§ **WRITTEN INSTRUCTION**: Return only those lines from the line containing "Rebuild this chart" to the line containing "const yTicks = [10, 20, 30];", both included, and please omit the pictures.

§ **RECORDED DATA**:

⁂

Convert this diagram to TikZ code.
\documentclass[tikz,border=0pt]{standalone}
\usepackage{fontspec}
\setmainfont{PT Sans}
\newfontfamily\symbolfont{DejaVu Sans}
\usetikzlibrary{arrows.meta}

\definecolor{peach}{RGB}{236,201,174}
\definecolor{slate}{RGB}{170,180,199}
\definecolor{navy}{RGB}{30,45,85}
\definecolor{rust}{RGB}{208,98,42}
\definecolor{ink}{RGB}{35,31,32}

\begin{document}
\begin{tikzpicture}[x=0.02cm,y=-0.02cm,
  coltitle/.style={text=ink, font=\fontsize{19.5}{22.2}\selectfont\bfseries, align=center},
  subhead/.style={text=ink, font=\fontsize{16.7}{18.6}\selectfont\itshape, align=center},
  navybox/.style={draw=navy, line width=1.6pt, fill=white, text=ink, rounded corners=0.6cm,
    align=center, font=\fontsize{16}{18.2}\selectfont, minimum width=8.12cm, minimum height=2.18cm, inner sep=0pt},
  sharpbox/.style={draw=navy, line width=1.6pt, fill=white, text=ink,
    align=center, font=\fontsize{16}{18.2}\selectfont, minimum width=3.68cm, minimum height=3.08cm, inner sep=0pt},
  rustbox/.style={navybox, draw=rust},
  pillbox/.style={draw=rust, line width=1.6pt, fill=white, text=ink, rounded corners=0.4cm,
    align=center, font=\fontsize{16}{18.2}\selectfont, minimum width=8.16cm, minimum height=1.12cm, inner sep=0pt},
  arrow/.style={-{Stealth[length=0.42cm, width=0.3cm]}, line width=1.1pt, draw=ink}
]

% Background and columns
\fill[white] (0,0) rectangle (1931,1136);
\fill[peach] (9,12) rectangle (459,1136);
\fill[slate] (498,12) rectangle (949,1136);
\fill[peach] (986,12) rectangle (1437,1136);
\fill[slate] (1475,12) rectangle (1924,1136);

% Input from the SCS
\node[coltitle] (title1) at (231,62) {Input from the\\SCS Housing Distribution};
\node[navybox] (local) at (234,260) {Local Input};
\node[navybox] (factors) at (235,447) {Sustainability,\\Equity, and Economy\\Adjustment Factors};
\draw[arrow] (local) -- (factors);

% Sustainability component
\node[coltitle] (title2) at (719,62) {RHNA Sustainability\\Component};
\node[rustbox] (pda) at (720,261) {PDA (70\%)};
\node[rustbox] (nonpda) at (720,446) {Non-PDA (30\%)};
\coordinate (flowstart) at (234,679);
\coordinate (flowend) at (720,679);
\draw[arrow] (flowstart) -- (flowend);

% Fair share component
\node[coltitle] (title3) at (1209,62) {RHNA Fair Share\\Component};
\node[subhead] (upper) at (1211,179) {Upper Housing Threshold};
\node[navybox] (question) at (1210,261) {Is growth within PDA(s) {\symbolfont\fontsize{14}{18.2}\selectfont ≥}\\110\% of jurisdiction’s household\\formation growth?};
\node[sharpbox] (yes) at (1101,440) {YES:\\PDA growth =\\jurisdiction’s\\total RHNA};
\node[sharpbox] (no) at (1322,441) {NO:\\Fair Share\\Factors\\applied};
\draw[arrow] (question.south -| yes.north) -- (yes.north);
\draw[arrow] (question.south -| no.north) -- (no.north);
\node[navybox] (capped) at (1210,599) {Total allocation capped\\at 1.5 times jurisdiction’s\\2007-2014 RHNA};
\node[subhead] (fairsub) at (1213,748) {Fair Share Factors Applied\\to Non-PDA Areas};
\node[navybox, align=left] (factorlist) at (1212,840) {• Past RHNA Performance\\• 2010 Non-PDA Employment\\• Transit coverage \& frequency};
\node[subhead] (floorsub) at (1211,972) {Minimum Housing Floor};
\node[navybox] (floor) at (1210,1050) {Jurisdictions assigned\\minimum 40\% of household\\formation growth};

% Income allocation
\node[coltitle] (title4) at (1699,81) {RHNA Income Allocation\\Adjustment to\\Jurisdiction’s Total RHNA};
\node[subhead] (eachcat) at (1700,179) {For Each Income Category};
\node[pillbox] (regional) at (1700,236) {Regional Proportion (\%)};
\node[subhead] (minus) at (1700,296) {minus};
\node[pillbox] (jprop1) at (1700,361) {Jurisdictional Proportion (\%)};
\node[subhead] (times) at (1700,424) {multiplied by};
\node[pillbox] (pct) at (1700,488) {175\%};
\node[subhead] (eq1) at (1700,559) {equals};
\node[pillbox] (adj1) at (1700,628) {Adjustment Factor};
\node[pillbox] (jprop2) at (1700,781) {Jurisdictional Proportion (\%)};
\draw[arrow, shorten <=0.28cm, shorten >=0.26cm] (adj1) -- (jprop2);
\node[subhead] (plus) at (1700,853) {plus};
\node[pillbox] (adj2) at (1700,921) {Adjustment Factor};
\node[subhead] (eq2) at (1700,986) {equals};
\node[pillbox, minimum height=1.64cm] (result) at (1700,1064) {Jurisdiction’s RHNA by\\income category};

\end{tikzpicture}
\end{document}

⁂

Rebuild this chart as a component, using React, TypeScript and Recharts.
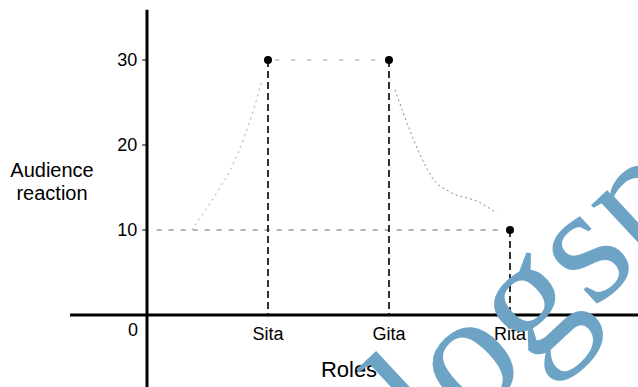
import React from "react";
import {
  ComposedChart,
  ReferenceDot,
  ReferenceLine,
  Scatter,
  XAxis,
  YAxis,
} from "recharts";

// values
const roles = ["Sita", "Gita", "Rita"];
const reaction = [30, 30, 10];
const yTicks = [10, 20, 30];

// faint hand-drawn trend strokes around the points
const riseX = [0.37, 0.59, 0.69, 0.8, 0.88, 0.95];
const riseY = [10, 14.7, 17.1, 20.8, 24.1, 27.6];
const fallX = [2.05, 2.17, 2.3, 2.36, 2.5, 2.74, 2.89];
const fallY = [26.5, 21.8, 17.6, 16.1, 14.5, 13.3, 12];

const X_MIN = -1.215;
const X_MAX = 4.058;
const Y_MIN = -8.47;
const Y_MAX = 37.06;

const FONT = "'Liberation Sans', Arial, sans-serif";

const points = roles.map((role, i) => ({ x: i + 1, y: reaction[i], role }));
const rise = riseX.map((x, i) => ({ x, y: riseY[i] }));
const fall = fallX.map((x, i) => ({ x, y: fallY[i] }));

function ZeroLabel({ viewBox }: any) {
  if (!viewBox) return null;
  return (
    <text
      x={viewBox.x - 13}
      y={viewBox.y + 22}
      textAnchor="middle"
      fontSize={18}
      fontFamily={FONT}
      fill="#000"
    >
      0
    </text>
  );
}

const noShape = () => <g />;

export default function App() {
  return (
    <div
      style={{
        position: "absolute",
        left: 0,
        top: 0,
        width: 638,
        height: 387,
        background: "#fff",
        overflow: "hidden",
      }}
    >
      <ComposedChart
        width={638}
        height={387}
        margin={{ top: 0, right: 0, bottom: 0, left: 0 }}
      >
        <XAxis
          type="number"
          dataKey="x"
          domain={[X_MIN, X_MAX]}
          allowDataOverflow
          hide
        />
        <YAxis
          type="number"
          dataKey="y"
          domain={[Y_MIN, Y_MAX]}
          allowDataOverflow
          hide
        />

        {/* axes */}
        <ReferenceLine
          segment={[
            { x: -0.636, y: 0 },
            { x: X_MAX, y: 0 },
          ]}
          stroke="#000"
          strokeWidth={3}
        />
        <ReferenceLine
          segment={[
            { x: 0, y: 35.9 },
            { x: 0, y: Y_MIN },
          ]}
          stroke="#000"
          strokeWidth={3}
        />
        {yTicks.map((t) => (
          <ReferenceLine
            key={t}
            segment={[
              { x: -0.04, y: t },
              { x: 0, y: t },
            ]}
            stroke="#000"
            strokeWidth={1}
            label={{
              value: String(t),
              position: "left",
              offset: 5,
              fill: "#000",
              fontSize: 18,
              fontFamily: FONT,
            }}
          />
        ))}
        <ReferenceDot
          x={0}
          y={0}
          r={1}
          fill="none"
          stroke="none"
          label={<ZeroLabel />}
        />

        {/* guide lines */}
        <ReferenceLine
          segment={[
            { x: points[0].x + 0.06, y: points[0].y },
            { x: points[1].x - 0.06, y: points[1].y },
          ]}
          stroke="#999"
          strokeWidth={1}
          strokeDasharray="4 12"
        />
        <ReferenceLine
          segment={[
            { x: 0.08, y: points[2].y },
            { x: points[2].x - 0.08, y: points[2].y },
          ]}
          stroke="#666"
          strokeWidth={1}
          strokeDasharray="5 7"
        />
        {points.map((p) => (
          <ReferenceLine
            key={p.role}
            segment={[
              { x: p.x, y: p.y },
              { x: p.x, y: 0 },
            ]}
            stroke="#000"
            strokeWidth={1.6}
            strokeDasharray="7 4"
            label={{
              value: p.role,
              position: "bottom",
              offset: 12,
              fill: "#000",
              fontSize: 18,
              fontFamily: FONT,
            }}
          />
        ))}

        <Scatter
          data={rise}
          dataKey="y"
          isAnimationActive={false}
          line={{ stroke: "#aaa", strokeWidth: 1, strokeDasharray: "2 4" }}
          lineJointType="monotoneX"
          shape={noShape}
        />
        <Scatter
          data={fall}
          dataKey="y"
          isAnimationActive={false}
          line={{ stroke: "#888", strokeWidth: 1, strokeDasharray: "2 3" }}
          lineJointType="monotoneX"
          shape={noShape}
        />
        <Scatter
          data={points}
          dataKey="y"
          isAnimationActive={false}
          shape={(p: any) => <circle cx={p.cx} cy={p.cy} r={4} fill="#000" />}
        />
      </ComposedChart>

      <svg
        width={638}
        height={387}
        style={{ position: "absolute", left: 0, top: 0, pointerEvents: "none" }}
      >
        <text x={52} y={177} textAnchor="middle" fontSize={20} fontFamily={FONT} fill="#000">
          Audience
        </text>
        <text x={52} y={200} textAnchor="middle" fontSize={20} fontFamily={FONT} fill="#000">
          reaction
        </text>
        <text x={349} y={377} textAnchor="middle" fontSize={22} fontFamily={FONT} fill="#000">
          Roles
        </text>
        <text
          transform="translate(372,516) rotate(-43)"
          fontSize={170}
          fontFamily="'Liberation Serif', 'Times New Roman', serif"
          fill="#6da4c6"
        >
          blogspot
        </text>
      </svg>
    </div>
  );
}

⁂

§ **ANSWER TO THE TASK**:
Rebuild this chart as a component, using React, TypeScript and Recharts.
import React from "react";
import {
  ComposedChart,
  ReferenceDot,
  ReferenceLine,
  Scatter,
  XAxis,
  YAxis,
} from "recharts";

// values
const roles = ["Sita", "Gita", "Rita"];
const reaction = [30, 30, 10];
const yTicks = [10, 20, 30];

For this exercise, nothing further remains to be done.